Increasing the efficiency in stainless steel production is one of today’s challenges. Higher energy and raw material costs are driving up the total production cost, while low-cost competition from overseas is relentless. Efficient and reliable optical inspection systems for process- and quality control may help to increase efficiency.
Text & images by Dr Schenk
All surface inspection systems (SIS) share the same basic configuration. Cameras and illuminations record digital signals from inspected material. Hardcoded algorithms process the signals into an image, which may in addition be filtered before an automated classifier decides what the system has detected.
Reliable defect detection aside, the performance of an inspection system is evaluated by the accuracy of its classifier.
At first glance, an intelligent software classifier should do the job to satisfaction. However, reality teaches us differently. SIS users still suffer from false hits and limited classifier accuracy, no matter how intelligent the software seems to be. Deep learning algorithms can differentiate between images of Siberian and Alaskan Huskies, and smartphone apps reliably classify edible versus poisonous mushrooms. But who would actually eat that mushroom, considering the classifier accuracy of metal surface inspection systems? Bon appétit!
The reason lies somewhere between the complexity of stainless steel defects and the deficiency in signal information, at least when compared to a high-resolution image of a mushroom.
In conclusion; if there are software algorithms that are capable of differentiating mushrooms reliably but are unable to transfer this reliability to metal defects, then improvements cannot be driven by software only.
A new approach
Intelligent software for classification is essential. Since it cannot do the job alone, hardware must assist by adding intelligence to the system. Some years ago, multi-view inspection systems were successfully introduced to the metals industry. These systems not only use a brightfield/darkfield configuration, but also add information from a directed brightfield to increase sensitivity on topographic defects and a cross-directional darkfield for longitudinal defects. This information gain improved detection and classifier performance.

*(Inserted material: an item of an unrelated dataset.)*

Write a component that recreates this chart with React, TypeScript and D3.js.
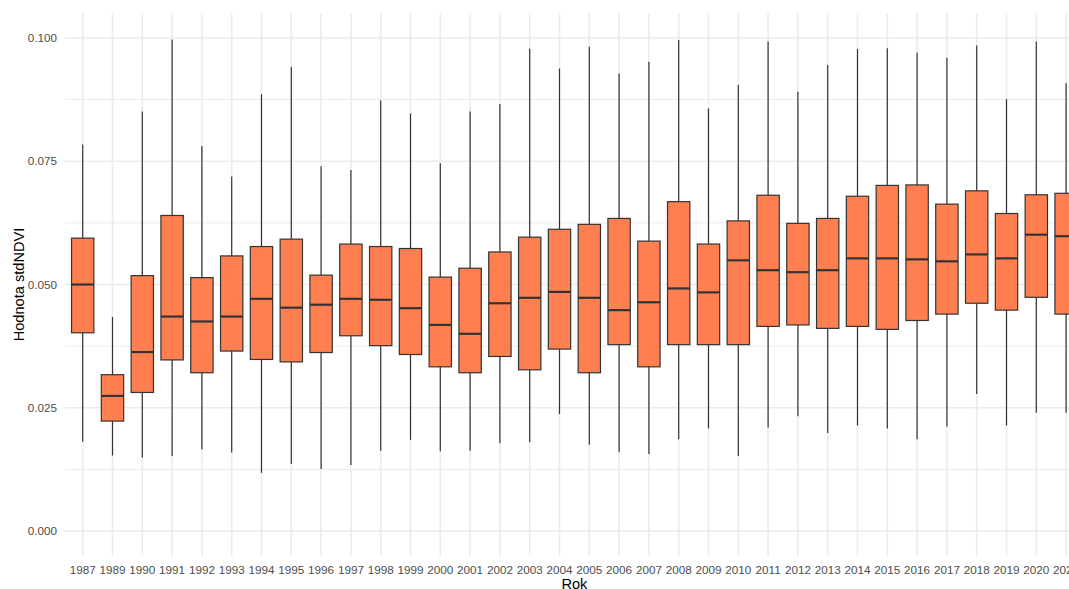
import React from "react";
import * as d3 from "d3";

const years = ["1987","1989","1990","1991","1992","1993","1994","1995","1996","1997","1998","1999","2000","2001","2002","2003","2004","2005","2006","2007","2008","2009","2010","2011","2012","2013","2014","2015","2016","2017","2018","2019","2020","2021"];
const whiskerHigh = [0.0784,0.0434,0.0851,0.0997,0.0781,0.0719,0.0886,0.0941,0.0740,0.0732,0.0873,0.0847,0.0746,0.0851,0.0866,0.0978,0.0938,0.0982,0.0928,0.0952,0.0996,0.0857,0.0905,0.0993,0.0891,0.0945,0.0978,0.0979,0.0970,0.0960,0.0985,0.0876,0.0993,0.0908];
const q3 = [0.0594,0.0317,0.0518,0.0640,0.0514,0.0558,0.0577,0.0592,0.0519,0.0582,0.0577,0.0573,0.0515,0.0533,0.0566,0.0596,0.0612,0.0622,0.0634,0.0588,0.0668,0.0582,0.0629,0.0681,0.0624,0.0634,0.0679,0.0701,0.0702,0.0663,0.0690,0.0644,0.0682,0.0685];
const medians = [0.0500,0.0274,0.0363,0.0435,0.0425,0.0435,0.0471,0.0453,0.0459,0.0471,0.0469,0.0452,0.0418,0.0400,0.0462,0.0473,0.0485,0.0473,0.0448,0.0464,0.0492,0.0484,0.0549,0.0529,0.0525,0.0529,0.0553,0.0553,0.0551,0.0547,0.0561,0.0553,0.0601,0.0598];
const q1 = [0.0402,0.0223,0.0281,0.0347,0.0321,0.0365,0.0348,0.0343,0.0362,0.0396,0.0376,0.0358,0.0333,0.0321,0.0354,0.0327,0.0369,0.0321,0.0378,0.0333,0.0378,0.0378,0.0378,0.0415,0.0418,0.0411,0.0415,0.0409,0.0427,0.0440,0.0462,0.0448,0.0474,0.0440];
const whiskerLow = [0.0181,0.0153,0.0149,0.0152,0.0166,0.0159,0.0118,0.0136,0.0126,0.0134,0.0163,0.0185,0.0162,0.0163,0.0178,0.0180,0.0237,0.0175,0.0160,0.0156,0.0186,0.0208,0.0152,0.0210,0.0233,0.0199,0.0214,0.0208,0.0186,0.0212,0.0278,0.0214,0.0240,0.0240];
const yTicks = [0, 0.025, 0.05, 0.075, 0.1];
const yMinorTicks = [0.0125, 0.0375, 0.0625, 0.0875];

const W = 1069, H = 589;
const FONT = "'Liberation Sans', Arial, Helvetica, sans-serif";

export default function App() {
  const step = 29.8;
  const x = d3.scalePoint<string>().domain(years).range([82.7, 82.7 + step * (years.length - 1)]);
  const y = d3.scaleLinear().domain([0, 0.1]).range([531, 38]);
  const panelLeft = 82.7 - 0.6 * step;
  const panelRight = 82.7 + step * (years.length - 1) + 0.6 * step;
  const panelTop = y(0.105);
  const panelBottom = y(-0.005);
  const bw = step * 0.75;
  const grid = "#EBEBEB";
  const dark = "#333333";
  return (
    <svg width={W} height={H} style={{ position: "absolute", left: 0, top: 0, background: "#fff" }}>
      <rect x={0} y={0} width={W} height={H} fill="#fff" />
      {yMinorTicks.map((t) => (
        <line key={"m" + t} x1={panelLeft} x2={panelRight} y1={y(t)} y2={y(t)} stroke={grid} strokeWidth={1} />
      ))}
      {yTicks.map((t) => (
        <line key={"g" + t} x1={panelLeft} x2={panelRight} y1={y(t)} y2={y(t)} stroke={grid} strokeWidth={1.6} />
      ))}
      {years.map((yr) => (
        <line key={"v" + yr} x1={x(yr)} x2={x(yr)} y1={panelTop} y2={panelBottom} stroke={grid} strokeWidth={1.6} />
      ))}
      {years.map((yr, i) => {
        const cx = x(yr) as number;
        return (
          <g key={"b" + yr}>
            <line x1={cx} x2={cx} y1={y(whiskerHigh[i])} y2={y(q3[i])} stroke={dark} strokeWidth={1.2} />
            <line x1={cx} x2={cx} y1={y(q1[i])} y2={y(whiskerLow[i])} stroke={dark} strokeWidth={1.2} />
            <rect x={cx - bw / 2} y={y(q3[i])} width={bw} height={y(q1[i]) - y(q3[i])} fill="#FF7F50" stroke={dark} strokeWidth={1.2} />
            <line x1={cx - bw / 2} x2={cx + bw / 2} y1={y(medians[i])} y2={y(medians[i])} stroke={dark} strokeWidth={2.2} />
          </g>
        );
      })}
      {yTicks.map((t) => (
        <text key={"yt" + t} x={57} y={y(t)} dy="0.35em" textAnchor="end" fontFamily={FONT} fontSize={11.7} fill="#4D4D4D">
          {d3.format(".3f")(t)}
        </text>
      ))}
      {years.map((yr) => (
        <text key={"xt" + yr} x={x(yr)} y={573.5} textAnchor="middle" fontFamily={FONT} fontSize={11.7} fill="#4D4D4D">
          {yr}
        </text>
      ))}
      <text x={(panelLeft + panelRight) / 2} y={589} textAnchor="middle" fontFamily={FONT} fontSize={14.6} fill="#000">
        Rok
      </text>
      <text transform={`translate(23.5, ${(panelTop + panelBottom) / 2}) rotate(-90)`} textAnchor="middle" fontFamily={FONT} fontSize={14.6} fill="#000">
        Hodnota stdNDVI
      </text>
    </svg>
  );
}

However, development continues and indeed more can be achieved using Multiple Image Defect Analysis (MIDA). Since the signals from different views are captured simultaneously, intelligent algorithms filter and compute the signals from each view. This is not done only one by one, but also by combining them prior to thresholding, segmentation and feature extraction. That way material noise and uncritical events are suppressed while the signal-to-noise ratio of critical defects is amplified.
The result
When an intelligent multi-view optical configuration including real-time signal computing differentiates critical and non-critical events, and creates maximum defect information for the classifier, only then can we really enjoy our mushrooms. Or find a new definition of trust in our coil grading.